Não aceite pedaços

Um copo despedaçado não sustenta a água, não ajuda a saciar a sede. Um vaso despedaçado não carrega um bouquet, não apoia a fragrância do amor que cuidou das rosas e o amor que com elas se quer demonstrar. Uma mesa despedaçada não suporta os pratos, os talheres, a comida e a própria alimentação, do sabor à nutrição. Uma alma despedaçada não mantém a decisão, não faz do verso e da palavra de instantes uma convicção nutrida para a vida toda. Um coração despedaçado não custodia a promessa que o corpo pode quebrar rapidinho numa “rapidinha”.

Apenas as pessoas inteiras, como as coisas inteiras, são mais do que úteis: são confiáveis na sua integridade, na sua unidade de potência e ato. Quem tiver que juntar seus cacos do ser, como os estilhaços do cristal da taça e da porcelana da floreira; quem tiver que calçar as pernas bambas e alinhar as ripas da távola; quem? quem assim for (quem assim é) terá que ser deixado de lado para que cuide e termine seus processos solitariamente, no canto dos fragmentos.

Não aceite pedaços quando sua garganta estiver árida, quando as flores estiverem murchando à mão, quando a fome der nós górdios no seu estômago, quando a carência ou qualquer sentimento mais frágil e afetuosamente vacilante te desesperar.

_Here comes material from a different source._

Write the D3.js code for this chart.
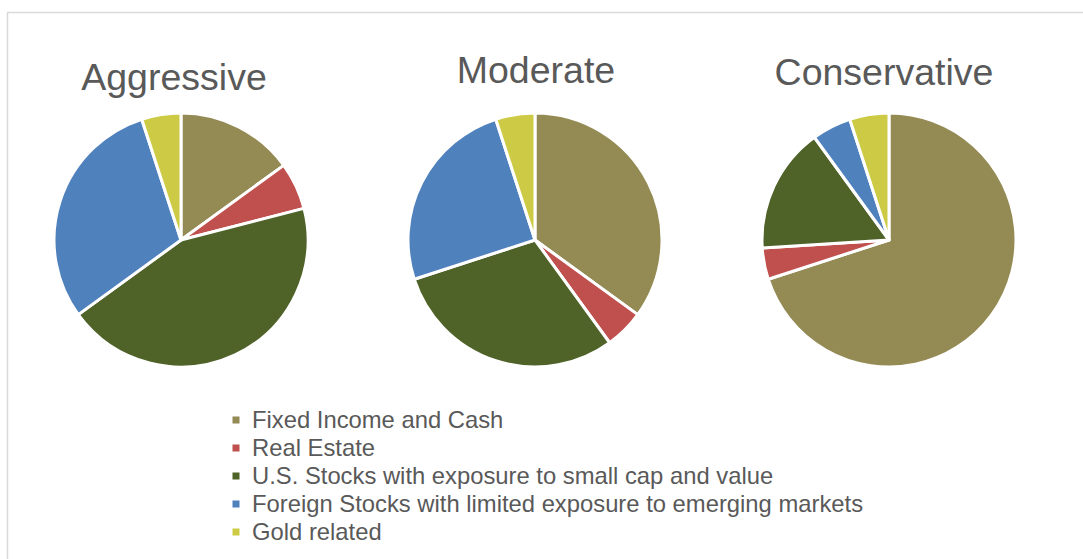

A água secará na fonte, o perfume se consumirá na pétala, o banquete apodrecerá em lavagem para os porcos e seu coração adoecerá. O que não for inteiro, um todo, vai te quebrar, vai te fracionar, vai te dividir. Assim como não se compra objetos aos pedaços, inconectáveis, não se aceita os pedaços desconexos (tempo, atenção, cuidado, carinho: vida) da existência despedaçada do outro.